--- Dataset section ---
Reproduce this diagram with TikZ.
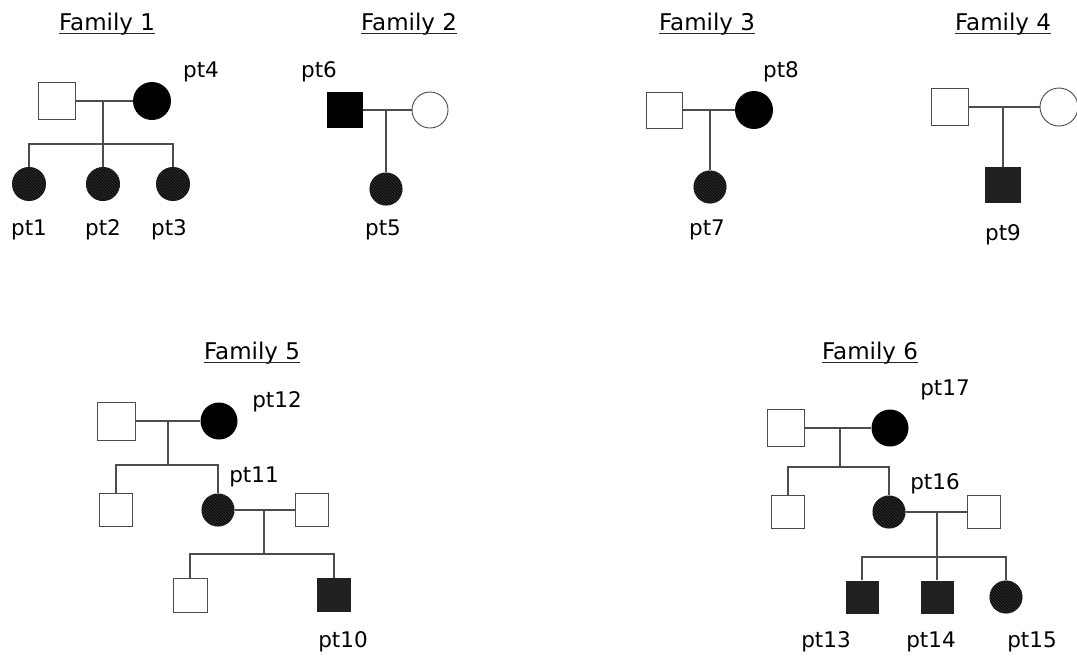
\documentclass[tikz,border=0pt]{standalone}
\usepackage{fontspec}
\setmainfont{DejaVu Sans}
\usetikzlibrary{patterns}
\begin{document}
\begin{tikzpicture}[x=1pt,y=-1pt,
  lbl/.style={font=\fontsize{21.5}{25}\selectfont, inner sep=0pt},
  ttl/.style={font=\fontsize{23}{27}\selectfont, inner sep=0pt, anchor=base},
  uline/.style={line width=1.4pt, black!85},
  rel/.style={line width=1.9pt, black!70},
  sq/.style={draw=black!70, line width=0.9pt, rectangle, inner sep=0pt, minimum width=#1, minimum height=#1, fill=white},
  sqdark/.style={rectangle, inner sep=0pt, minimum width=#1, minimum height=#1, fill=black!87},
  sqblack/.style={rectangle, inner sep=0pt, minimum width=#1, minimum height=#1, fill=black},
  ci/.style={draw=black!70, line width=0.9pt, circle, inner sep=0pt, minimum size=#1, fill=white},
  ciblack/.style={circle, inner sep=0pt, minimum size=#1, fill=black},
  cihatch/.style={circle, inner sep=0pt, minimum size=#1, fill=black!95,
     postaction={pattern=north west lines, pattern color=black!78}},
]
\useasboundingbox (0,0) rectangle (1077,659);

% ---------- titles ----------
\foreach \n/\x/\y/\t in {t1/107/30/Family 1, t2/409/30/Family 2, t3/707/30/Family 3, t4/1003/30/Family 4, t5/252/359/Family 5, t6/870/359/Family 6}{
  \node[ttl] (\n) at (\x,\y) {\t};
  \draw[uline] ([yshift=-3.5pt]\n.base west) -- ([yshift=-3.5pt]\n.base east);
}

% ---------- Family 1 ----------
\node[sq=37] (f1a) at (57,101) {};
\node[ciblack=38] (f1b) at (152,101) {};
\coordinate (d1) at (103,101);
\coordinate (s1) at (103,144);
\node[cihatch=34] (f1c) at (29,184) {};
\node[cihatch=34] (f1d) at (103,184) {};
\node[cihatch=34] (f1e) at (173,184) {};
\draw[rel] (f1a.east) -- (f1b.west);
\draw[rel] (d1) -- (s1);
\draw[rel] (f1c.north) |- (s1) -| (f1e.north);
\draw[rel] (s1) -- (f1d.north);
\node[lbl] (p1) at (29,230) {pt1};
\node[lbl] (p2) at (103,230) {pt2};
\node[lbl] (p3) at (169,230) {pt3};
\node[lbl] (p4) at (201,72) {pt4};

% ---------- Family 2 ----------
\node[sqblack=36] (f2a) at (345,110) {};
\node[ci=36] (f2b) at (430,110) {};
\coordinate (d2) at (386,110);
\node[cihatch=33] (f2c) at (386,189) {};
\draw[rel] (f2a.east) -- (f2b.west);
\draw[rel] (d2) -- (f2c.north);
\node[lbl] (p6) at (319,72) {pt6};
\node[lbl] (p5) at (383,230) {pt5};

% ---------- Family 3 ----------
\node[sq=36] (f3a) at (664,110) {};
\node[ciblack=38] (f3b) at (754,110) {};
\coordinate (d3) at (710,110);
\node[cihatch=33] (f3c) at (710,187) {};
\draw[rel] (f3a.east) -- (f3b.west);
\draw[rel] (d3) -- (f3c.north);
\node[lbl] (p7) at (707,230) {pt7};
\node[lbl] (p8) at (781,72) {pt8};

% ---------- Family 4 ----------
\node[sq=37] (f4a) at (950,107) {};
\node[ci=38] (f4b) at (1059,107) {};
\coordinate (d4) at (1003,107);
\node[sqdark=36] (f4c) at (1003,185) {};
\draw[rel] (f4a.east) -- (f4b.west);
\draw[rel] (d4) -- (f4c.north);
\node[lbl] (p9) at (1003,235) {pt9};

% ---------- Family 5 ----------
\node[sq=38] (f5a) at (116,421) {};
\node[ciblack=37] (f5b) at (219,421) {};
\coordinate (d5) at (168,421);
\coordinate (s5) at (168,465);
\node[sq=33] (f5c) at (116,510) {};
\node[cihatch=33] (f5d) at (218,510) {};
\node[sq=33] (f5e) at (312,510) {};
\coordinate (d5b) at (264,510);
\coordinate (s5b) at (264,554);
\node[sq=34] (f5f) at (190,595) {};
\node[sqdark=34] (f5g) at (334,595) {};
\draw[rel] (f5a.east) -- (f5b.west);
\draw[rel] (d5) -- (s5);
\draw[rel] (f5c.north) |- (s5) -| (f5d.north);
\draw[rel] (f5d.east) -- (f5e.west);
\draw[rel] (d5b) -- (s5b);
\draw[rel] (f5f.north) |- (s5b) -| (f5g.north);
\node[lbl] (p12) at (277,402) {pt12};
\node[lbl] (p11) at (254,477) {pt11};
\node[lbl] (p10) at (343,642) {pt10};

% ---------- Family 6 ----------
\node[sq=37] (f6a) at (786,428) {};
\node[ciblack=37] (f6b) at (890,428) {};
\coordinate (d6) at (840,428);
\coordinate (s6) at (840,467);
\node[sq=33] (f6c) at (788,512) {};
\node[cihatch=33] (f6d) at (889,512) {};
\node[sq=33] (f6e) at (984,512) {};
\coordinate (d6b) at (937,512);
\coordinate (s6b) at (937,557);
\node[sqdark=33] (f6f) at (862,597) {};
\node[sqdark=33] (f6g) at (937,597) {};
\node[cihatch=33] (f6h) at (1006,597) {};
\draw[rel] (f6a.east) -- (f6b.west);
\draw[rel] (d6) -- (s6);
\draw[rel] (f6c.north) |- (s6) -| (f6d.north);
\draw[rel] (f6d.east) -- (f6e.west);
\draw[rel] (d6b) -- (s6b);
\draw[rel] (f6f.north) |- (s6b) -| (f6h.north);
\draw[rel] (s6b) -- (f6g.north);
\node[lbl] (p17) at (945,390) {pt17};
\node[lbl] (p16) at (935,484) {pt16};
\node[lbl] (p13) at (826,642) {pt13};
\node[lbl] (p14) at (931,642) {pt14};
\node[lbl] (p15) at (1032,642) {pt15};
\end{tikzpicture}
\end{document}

--- What is asked ---
Word for word, quote the lines above. Omit the pictures.

--- Written solution ---
Reproduce this diagram with TikZ.
\documentclass[tikz,border=0pt]{standalone}
\usepackage{fontspec}
\setmainfont{DejaVu Sans}
\usetikzlibrary{patterns}
\begin{document}
\begin{tikzpicture}[x=1pt,y=-1pt,
  lbl/.style={font=\fontsize{21.5}{25}\selectfont, inner sep=0pt},
  ttl/.style={font=\fontsize{23}{27}\selectfont, inner sep=0pt, anchor=base},
  uline/.style={line width=1.4pt, black!85},
  rel/.style={line width=1.9pt, black!70},
  sq/.style={draw=black!70, line width=0.9pt, rectangle, inner sep=0pt, minimum width=#1, minimum height=#1, fill=white},
  sqdark/.style={rectangle, inner sep=0pt, minimum width=#1, minimum height=#1, fill=black!87},
  sqblack/.style={rectangle, inner sep=0pt, minimum width=#1, minimum height=#1, fill=black},
  ci/.style={draw=black!70, line width=0.9pt, circle, inner sep=0pt, minimum size=#1, fill=white},
  ciblack/.style={circle, inner sep=0pt, minimum size=#1, fill=black},
  cihatch/.style={circle, inner sep=0pt, minimum size=#1, fill=black!95,
     postaction={pattern=north west lines, pattern color=black!78}},
]
\useasboundingbox (0,0) rectangle (1077,659);

% ---------- titles ----------
\foreach \n/\x/\y/\t in {t1/107/30/Family 1, t2/409/30/Family 2, t3/707/30/Family 3, t4/1003/30/Family 4, t5/252/359/Family 5, t6/870/359/Family 6}{
  \node[ttl] (\n) at (\x,\y) {\t};
  \draw[uline] ([yshift=-3.5pt]\n.base west) -- ([yshift=-3.5pt]\n.base east);
}

% ---------- Family 1 ----------
\node[sq=37] (f1a) at (57,101) {};
\node[ciblack=38] (f1b) at (152,101) {};
\coordinate (d1) at (103,101);
\coordinate (s1) at (103,144);
\node[cihatch=34] (f1c) at (29,184) {};
\node[cihatch=34] (f1d) at (103,184) {};
\node[cihatch=34] (f1e) at (173,184) {};
\draw[rel] (f1a.east) -- (f1b.west);
\draw[rel] (d1) -- (s1);
\draw[rel] (f1c.north) |- (s1) -| (f1e.north);
\draw[rel] (s1) -- (f1d.north);
\node[lbl] (p1) at (29,230) {pt1};
\node[lbl] (p2) at (103,230) {pt2};
\node[lbl] (p3) at (169,230) {pt3};
\node[lbl] (p4) at (201,72) {pt4};

% ---------- Family 2 ----------
\node[sqblack=36] (f2a) at (345,110) {};
\node[ci=36] (f2b) at (430,110) {};
\coordinate (d2) at (386,110);
\node[cihatch=33] (f2c) at (386,189) {};
\draw[rel] (f2a.east) -- (f2b.west);
\draw[rel] (d2) -- (f2c.north);
\node[lbl] (p6) at (319,72) {pt6};
\node[lbl] (p5) at (383,230) {pt5};

% ---------- Family 3 ----------
\node[sq=36] (f3a) at (664,110) {};
\node[ciblack=38] (f3b) at (754,110) {};
\coordinate (d3) at (710,110);
\node[cihatch=33] (f3c) at (710,187) {};
\draw[rel] (f3a.east) -- (f3b.west);
\draw[rel] (d3) -- (f3c.north);
\node[lbl] (p7) at (707,230) {pt7};
\node[lbl] (p8) at (781,72) {pt8};

% ---------- Family 4 ----------
\node[sq=37] (f4a) at (950,107) {};
\node[ci=38] (f4b) at (1059,107) {};
\coordinate (d4) at (1003,107);
\node[sqdark=36] (f4c) at (1003,185) {};
\draw[rel] (f4a.east) -- (f4b.west);
\draw[rel] (d4) -- (f4c.north);
\node[lbl] (p9) at (1003,235) {pt9};

% ---------- Family 5 ----------
\node[sq=38] (f5a) at (116,421) {};
\node[ciblack=37] (f5b) at (219,421) {};
\coordinate (d5) at (168,421);
\coordinate (s5) at (168,465);
\node[sq=33] (f5c) at (116,510) {};
\node[cihatch=33] (f5d) at (218,510) {};
\node[sq=33] (f5e) at (312,510) {};
\coordinate (d5b) at (264,510);
\coordinate (s5b) at (264,554);
\node[sq=34] (f5f) at (190,595) {};
\node[sqdark=34] (f5g) at (334,595) {};
\draw[rel] (f5a.east) -- (f5b.west);
\draw[rel] (d5) -- (s5);
\draw[rel] (f5c.north) |- (s5) -| (f5d.north);
\draw[rel] (f5d.east) -- (f5e.west);
\draw[rel] (d5b) -- (s5b);
\draw[rel] (f5f.north) |- (s5b) -| (f5g.north);
\node[lbl] (p12) at (277,402) {pt12};
\node[lbl] (p11) at (254,477) {pt11};
\node[lbl] (p10) at (343,642) {pt10};

% ---------- Family 6 ----------
\node[sq=37] (f6a) at (786,428) {};
\node[ciblack=37] (f6b) at (890,428) {};
\coordinate (d6) at (840,428);
\coordinate (s6) at (840,467);
\node[sq=33] (f6c) at (788,512) {};
\node[cihatch=33] (f6d) at (889,512) {};
\node[sq=33] (f6e) at (984,512) {};
\coordinate (d6b) at (937,512);
\coordinate (s6b) at (937,557);
\node[sqdark=33] (f6f) at (862,597) {};
\node[sqdark=33] (f6g) at (937,597) {};
\node[cihatch=33] (f6h) at (1006,597) {};
\draw[rel] (f6a.east) -- (f6b.west);
\draw[rel] (d6) -- (s6);
\draw[rel] (f6c.north) |- (s6) -| (f6d.north);
\draw[rel] (f6d.east) -- (f6e.west);
\draw[rel] (d6b) -- (s6b);
\draw[rel] (f6f.north) |- (s6b) -| (f6h.north);
\draw[rel] (s6b) -- (f6g.north);
\node[lbl] (p17) at (945,390) {pt17};
\node[lbl] (p16) at (935,484) {pt16};
\node[lbl] (p13) at (826,642) {pt13};
\node[lbl] (p14) at (931,642) {pt14};
\node[lbl] (p15) at (1032,642) {pt15};
\end{tikzpicture}
\end{document}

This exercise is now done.